Why Hong Kong needs to start planning for an era of climate refugees

"[A]s coastal and low-lying cities, like those in the Greater Bay Area, continue to experience rapid economic development and population expansion, their citizens become more vulnerable to disaster displacement. Hong Kong is no exception."

We’ve all heard the science behind the Earth’s rising temperatures. If you haven’t, I’m sure you’ve felt how unforgivingly hot Hong Kong has been these last few weeks. The weather has reached a point where the breeze of a harbour-side stroll is not as enjoyable as wandering through any of the city’s mind-numbingly homogeneous shopping malls.

Within the cocoon of retail paradise, it’s easy to forget that we’re living through a global climate emergency. Ignorance is bliss, especially when the A/C is on full blast.

Sadly, sheltering from the summer heat in our city’s ventilated cathedrals of capitalism is not a universally-feasible pilgrimage. For millions around the world, the adverse impact of climate-associated disruption means being forcibly displaced and uprooted from your home.

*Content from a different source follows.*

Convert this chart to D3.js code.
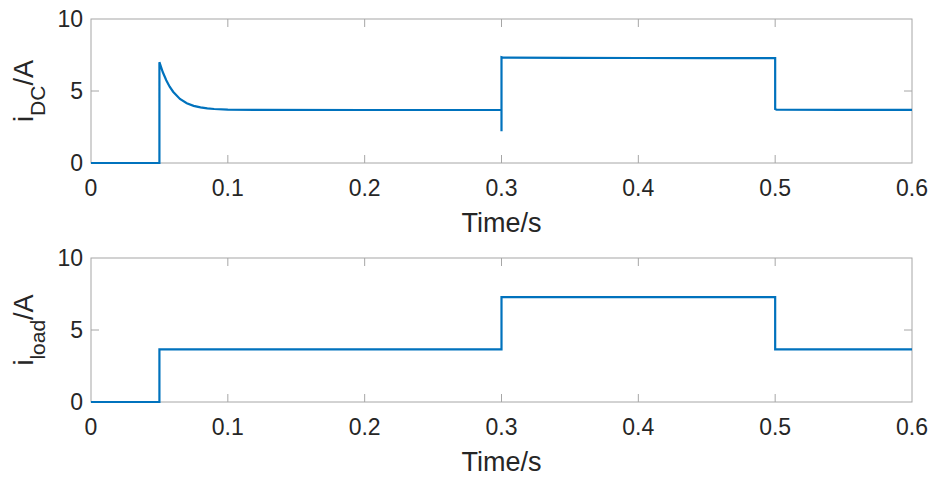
<!DOCTYPE html>
<html>
<head>
<meta charset="utf-8">
<script src="https://cdn.jsdelivr.net/npm/d3@7"></script>
<style>
  body { margin: 0; background: #fff; }
  text { font-family: "Liberation Sans", Arial, sans-serif; fill: #262626; }
</style>
</head>
<body>
<script>
// time points (s) and currents (A)
const dcTime = [0, 0.05, 0.05, 0.0525, 0.055, 0.0575, 0.06, 0.065, 0.07, 0.075, 0.08, 0.085, 0.09, 0.1, 0.12, 0.2, 0.3, 0.3, 0.3, 0.301, 0.35, 0.4, 0.45, 0.5, 0.5, 0.501, 0.55, 0.6];
const dcValue = [0, 0, 7.0, 6.3, 5.75, 5.3, 4.95, 4.45, 4.15, 3.97, 3.86, 3.79, 3.75, 3.71, 3.69, 3.68, 3.68, 2.2, 7.35, 7.32, 7.3, 7.29, 7.28, 7.28, 3.75, 3.7, 3.69, 3.69];
const loadTime = [0, 0.05, 0.05, 0.3, 0.3, 0.5, 0.5, 0.6];
const loadValue = [0, 0, 3.66, 3.66, 7.28, 7.28, 3.66, 3.66];
const xTicks = [0, 0.1, 0.2, 0.3, 0.4, 0.5, 0.6];
const yTicks = [0, 5, 10];

const W = 936, H = 477;
const svg = d3.select("body").append("svg")
    .attr("width", W)
    .attr("height", H);

const x = d3.scaleLinear().domain([0, 0.6]).range([91, 912]);

const panels = [
  {top: 19, bottom: 163, t: dcTime, v: dcValue, label: "i", sub: "DC"},
  {top: 258, bottom: 402, t: loadTime, v: loadValue, label: "i", sub: "load"}
];

panels.forEach(p => {
  const y = d3.scaleLinear().domain([0, 10]).range([p.bottom, p.top]);
  const g = svg.append("g");

  // box
  g.append("rect")
      .attr("x", x(0)).attr("y", y(10))
      .attr("width", x(0.6) - x(0)).attr("height", y(0) - y(10))
      .attr("fill", "none").attr("stroke", "#a6a6a6").attr("stroke-width", 1);

  // inward ticks on all four sides
  g.selectAll(".xt").data(xTicks.slice(1, -1)).enter().append("path")
      .attr("d", d => `M${x(d)},${y(0)}v-8M${x(d)},${y(10)}v8`)
      .attr("stroke", "#a6a6a6");
  g.selectAll(".yt").data(yTicks.slice(1, -1)).enter().append("path")
      .attr("d", d => `M${x(0)},${y(d)}h8M${x(0.6)},${y(d)}h-8`)
      .attr("stroke", "#a6a6a6");

  g.selectAll(".xl").data(xTicks).enter().append("text")
      .attr("x", d => x(d)).attr("y", y(0) + 33)
      .attr("text-anchor", "middle").attr("font-size", 23)
      .text(d => d3.format("")(d));
  g.selectAll(".yl").data(yTicks).enter().append("text")
      .attr("x", x(0) - 8).attr("y", d => y(d) + 8)
      .attr("text-anchor", "end").attr("font-size", 23)
      .text(d => d);

  g.append("text")
      .attr("x", (x(0) + x(0.6)) / 2).attr("y", y(0) + 69)
      .attr("text-anchor", "middle").attr("font-size", 27)
      .text("Time/s");

  const yl = g.append("text")
      .attr("transform", `translate(33,${(p.top + p.bottom) / 2}) rotate(-90)`)
      .attr("text-anchor", "middle").attr("font-size", 27);
  yl.append("tspan").text(p.label);
  yl.append("tspan").attr("dy", 12).attr("font-size", 21).text(p.sub);
  yl.append("tspan").attr("dy", -12).text("/A");

  const pts = p.t.map((t, i) => [t, p.v[i]]);
  g.append("path")
      .datum(pts)
      .attr("fill", "none")
      .attr("stroke", "#0072BD")
      .attr("stroke-width", 2.2)
      .attr("d", d3.line().x(d => x(d[0])).y(d => y(d[1])));
});
</script>
</body>
</html>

In the Solomon Islands, last month marked the first time an entire island has been submerged by rising sea levels. According to the Internal Displacement Monitoring Centre, 2020 was the first year in which more people were displaced by climate change than by violent conflict.

While it is unclear how many “climate refugees” there will be in the future, the numbers will only increase as global environmental stress intensifies. The resulting humanitarian challenge is no longer a future hypothetical, but a present reality.

It’s also much closer to home than we think. Of the 21.5 million people displaced last year because of climate change, 5.1 million were in China. Extreme weather events such as heat-waves are increasing the rate at which people in rural China move into urban areas.